Having that creates the conditions for everything else; its absence is crushing. College basketball is, as a game, as great or greater than it has ever been. The characters it gives us and the stories it tells us are dazzling entertainment, still. But those 40 minutes of truth -- as a wise man once said, ball don't lie -- are, increasingly, the only part of the experience that doesn't require a vast and queasy suspension of disbelief.
An institution that works can survive a bad hire like Ed Rush or Mark Emmert or Mike Rice, because that institution's strength is bigger than that individual's failings. Which, not to belabor it, is the entire purpose of institutions, to create a structure that mitigates against our human smallnesses to create an environment safe and fair and well-policed enough to allow for human greatness. Emmert, because he's smug and feckless and not good at his job, makes for a nice villain. Rush, because he abused his authority for petty reasons, does, too. So does Rice, who bullied people he knew wouldn't and couldn't fight back, and because he thought he'd get away with it. But all these bad guys and their bad acts exist within a bigger context, and reflect a greater failure. All were given power by their respective institutions, and all those institutions defended and abetted them -- in defiance of the values those institutions were created to protect and preserve -- out of a small and cynical deference to an increasingly untenable status quo.

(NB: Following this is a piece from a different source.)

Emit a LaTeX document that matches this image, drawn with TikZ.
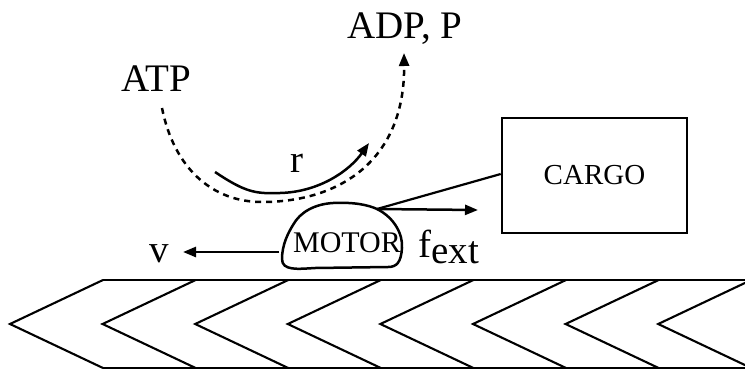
\documentclass[tikz,border=0pt]{standalone}
\usepackage{fontspec}
\setmainfont{Liberation Serif}
\usetikzlibrary{arrows.meta}
\begin{document}
\begin{tikzpicture}[x=1pt,y=-1pt,
  lbl/.style={inner sep=0pt, font=\fontsize{39}{42}\selectfont},
  smalllbl/.style={inner sep=0pt, font=\fontsize{30}{33}\selectfont},
  ln/.style={line width=2.5pt},
  dashln/.style={line width=2.5pt, dash pattern=on 6pt off 5pt},
  tiparrow/.style={-{Triangle[length=13pt,width=10pt]}},
  trackln/.style={line width=2.1pt, line join=miter},
]
\useasboundingbox (0,0) rectangle (745,373);

% labels
\node[lbl, anchor=base] (atp) at (156,91) {ATP};
\node[lbl, anchor=base] (adp) at (405,38) {ADP, P};
\node[lbl, anchor=base] (r) at (297,172) {r};
\node[lbl, anchor=base] (v) at (159,262) {v};
\node[lbl, anchor=base west] (fext) at (418,257) {f\raisebox{-6pt}{ext}};

% dashed reaction path
\coordinate (dstart) at (162,108);
\coordinate (dend) at (404,53);
\draw[dashln, tiparrow] (dstart) .. controls (174,168) and (212,202) .. (262,202)
  .. controls (340,202) and (405,160) .. (dend);

% solid r arc
\coordinate (rstart) at (215,172);
\coordinate (rend) at (369,143);
\draw[ln, tiparrow] (rstart) .. controls (245,192) and (255,194) .. (280,193)
  .. controls (320,192) and (350,170) .. (rend);

% motor blob
\coordinate (att) at (377,209);
\coordinate (motorleft) at (279,252);
\draw[ln, line join=round] (333,203) .. controls (355,202) and (368,205) .. (att)
  .. controls (395,218) and (403,235) .. (402,248)
  .. controls (401,262) and (397,267) .. (388,267) -- (315,268)
  .. controls (298,269) and (282,271) .. (282,259)
  .. controls (282,245) and (288,233) .. (293,225)
  .. controls (300,212) and (315,204) .. (333,203) -- cycle;
\node[smalllbl, anchor=base] (motor) at (347,252) {MOTOR};

% cargo
\node[draw, line width=2.6pt, minimum width=185pt, minimum height=115pt, inner sep=0pt,
  font=\fontsize{29}{32}\selectfont] (cargo) at (594.5,175.5) {CARGO};
\draw[line width=2.2pt] (att) -- ([yshift=1.5pt]cargo.west);

% force and velocity arrows
\coordinate (ftip) at (478,210);
\draw[ln, tiparrow] (att) -- (ftip);
\coordinate (vtip) at (183,252);
\draw[ln, tiparrow] (motorleft) -- (vtip);

% track
\draw[trackln] (103,280) -- (745,280);
\draw[trackln] (103,368) -- (745,368);
\foreach \i in {0,...,7}{
  \pgfmathsetmacro{\xt}{10+92.6*\i}
  \draw[trackln] (\xt+93,280) -- (\xt,324) -- (\xt+93,368);
}
\end{tikzpicture}
\end{document}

It's reasonable, if not exactly laudable, that these institutions would fight the future so hard. In terms of the money they make and the power they have to ensure they continue to make it, they are the only ones for whom the crisis-prone present really works. But the present is just the present. All these self-shrinking institutions are making their stands against the forward movement of history -- this may be the bankruptcy and obliteration of the NCAA by Ed O'Bannon's lawsuit, or it might be something else -- but it's increasingly difficult to imagine this uneasy present projecting far into the future. They can't stop what's coming. Nothing ever does.